As you know, doing anything with kids requires flexibility. So just laugh off the craziness of trying to wrangle the whole family into a decent photo and remain calm. Your demeanor will come through in the photos and especially in your children’s faces.
Use a Remote
The Canon Rebel T6i I used has the capability to connect to a smartphone app and allows you to use your cell phone as a remote. This feature made taking photos ten times easier by allowing us to stay in one spot and snap a bunch of pictures without running back and forth trying to start a timer.
The downside to using my phone as the remote was having my finger on the screen. It was challenging to hold my big one year old boy while clicking the screen remote at the same time. This also made for an awkward arm placement before photo editing. I am uncertain if you can use a timer while using the phone remote, but if you have time look into that too.
Get Stability with a Tripod
If you do not have a tripod I recommend getting one for your Christmas photos. You can find a tripod for under $20 here. The tripod we used helped our photos look more professional because it kept the camera stable. Using the tripod also helped me to better frame the photos, since the camera would not be moving I could see what order looked best with our outfits and different sizes of humans.
You might also consider borrowing a tripod from a friend. I would be happy to loan out that piece of camera equipment to almost anyone because it is cheap, not easy to break, and compatible with most cameras. If you can, use a tripod for your photos.
Keep it Simple
Look online at different Christmas photos, which ones stand out the most? To me the simple images of families really pop, they look professional and beautiful. Some of the very staged and posed photos are cutesy, but impractical, especially for a DIY photo shoot. The simpler your photo is the more versatile too. You could even print out a larger size to hang in your living room or send to grandma for Christmas if they turn out nice.
We opted to use some white curtains we had on hand for a backdrop and a white throw blanket laid on our living room floor. There were no props involved except for a little faux Christmas tree that I threw in one of the shots I took of just the children. Keep your shoot free of props and extra decor to make it easier to get a clean shot of the whole family.
Have Fun With Your Christmas Photos
The best shots we got during our home photoshoot were off the cuff. Drake told everyone to squish their faces together and that created genuine smiles from all of us. Having fun while taking your photos will produce better photos than trying to force smiles out of your family. My favorite shot of the whole morning was just a random snapshot I took of the kids. I did not think we would even use it, but it’s perfect for our card (see at the end of the post).

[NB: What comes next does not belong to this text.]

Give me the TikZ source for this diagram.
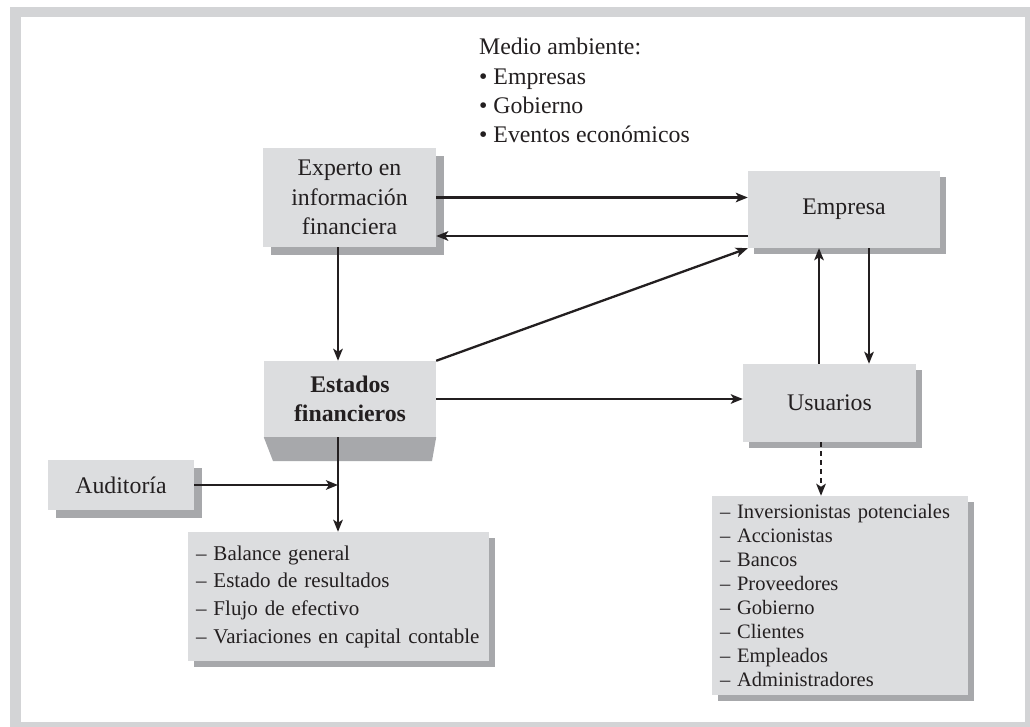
\documentclass[tikz,border=0pt]{standalone}
\usepackage{fontspec}
\setmainfont{Liberation Serif}
\usetikzlibrary{arrows.meta,shadows}
\definecolor{boxgray}{HTML}{DCDDDF}
\definecolor{shadegray}{HTML}{A7A8AB}
\definecolor{framegray}{HTML}{D3D4D6}
\definecolor{ink}{HTML}{231F20}
\begin{document}
\begin{tikzpicture}[x=1pt,y=-1pt,
  every node/.style={text=ink, font=\fontsize{23.8}{29.3}\selectfont},
  gbox/.style={fill=boxgray, inner sep=0pt, align=center},
  shad/.style={drop shadow={shadow xshift=#1pt, shadow yshift=-#1pt, fill=shadegray, opacity=1}},
  arr/.style={draw=ink, line width=2.3pt, -{Stealth[length=12pt,width=9.5pt,inset=3pt]}}
]
\useasboundingbox (0,0) rectangle (1030,727);
\fill[framegray] (10,7) rectangle (1030,727);
\fill[white] (21,17) rectangle (1025,722);

\node[gbox, shad=8, minimum width=173pt, minimum height=99pt] (experto) at (349.5,197.5)
  {Experto en\\información\\financiera};
\node[gbox, shad=6, minimum width=192pt, minimum height=77pt] (empresa) at (844,209.5) {Empresa};
\node[gbox, minimum width=172pt, minimum height=76pt] (estados) at (350,399)
  {\bfseries Estados\\\bfseries financieros};
\fill[shadegray] (estados.south west) -- (estados.south east) -- (432,461) -- (273,461) -- cycle;
\node[gbox, shad=6, minimum width=173pt, minimum height=78pt] (usuarios) at (829.5,403) {Usuarios};
\node[gbox, shad=8, minimum width=146pt, minimum height=50pt] (auditoria) at (121,485) {Auditoría};
\node[gbox, shad=6, minimum width=301pt, minimum height=129pt, inner xsep=8pt, text width=285pt, align=left,
  font=\fontsize{21}{27.7}\selectfont] (llist) at (338.5,596.5)
  {– Balance general\\– Estado de resultados\\– Flujo de efectivo\\– Variaciones en capital contable};
\node[gbox, shad=6, minimum width=256pt, minimum height=199pt, inner xsep=8pt, text width=240pt, align=left,
  font=\fontsize{20.5}{24}\selectfont] (rlist) at (840,595.5)
  {– Inversionistas potenciales\\– Accionistas\\– Bancos\\– Proveedores\\– Gobierno\\– Clientes\\– Empleados\\– Administradores};
\node[anchor=north west, align=left, inner sep=0pt] (medio) at (479,38)
  {Medio ambiente:\\• Empresas\\• Gobierno\\• Eventos económicos};

\coordinate (vx) at (338,0);
\coordinate (ua) at (819,0);
\coordinate (ub) at (869,0);
\coordinate (ud) at (821,0);

\draw[arr] (experto.east) -- (experto.east -| empresa.west);
\draw[arr] ([yshift=-26.5pt]empresa.west) -- ([yshift=-26.5pt]empresa.west -| experto.east);
\draw[arr] (experto.south -| vx) -- (estados.north -| vx);
\draw[arr] (estados.north east) -- (empresa.south west);
\draw[arr] (estados.east) -- (estados.east -| usuarios.west);
\draw[arr] (estados.south -| vx) -- (llist.north -| vx);
\draw[arr] (auditoria.east) -- (auditoria.east -| vx);
\draw[arr] (usuarios.north -| ua) -- (empresa.south -| ua);
\draw[arr] (empresa.south -| ub) -- (usuarios.north -| ub);
\draw[arr, dash pattern=on 5pt off 4pt] (usuarios.south -| ud) -- (rlist.north -| ud);
\end{tikzpicture}
\end{document}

Design Your Card Using Canva
Initially I was going to use a company with pre-made beautiful cards so I would just insert the photos I took. However; I could not bring myself to pay a dollar or more for each card (no judgement if that’s you, I wish I was that fancy). Instead, I opted to design the card myself through Canva. I am so glad I did.
Using Canva was such a simple way to get all the elements I wanted for our Christmas card. I personally pay for the application. However; they offer a 30-day free trial which is more than enough time to design a Christmas card.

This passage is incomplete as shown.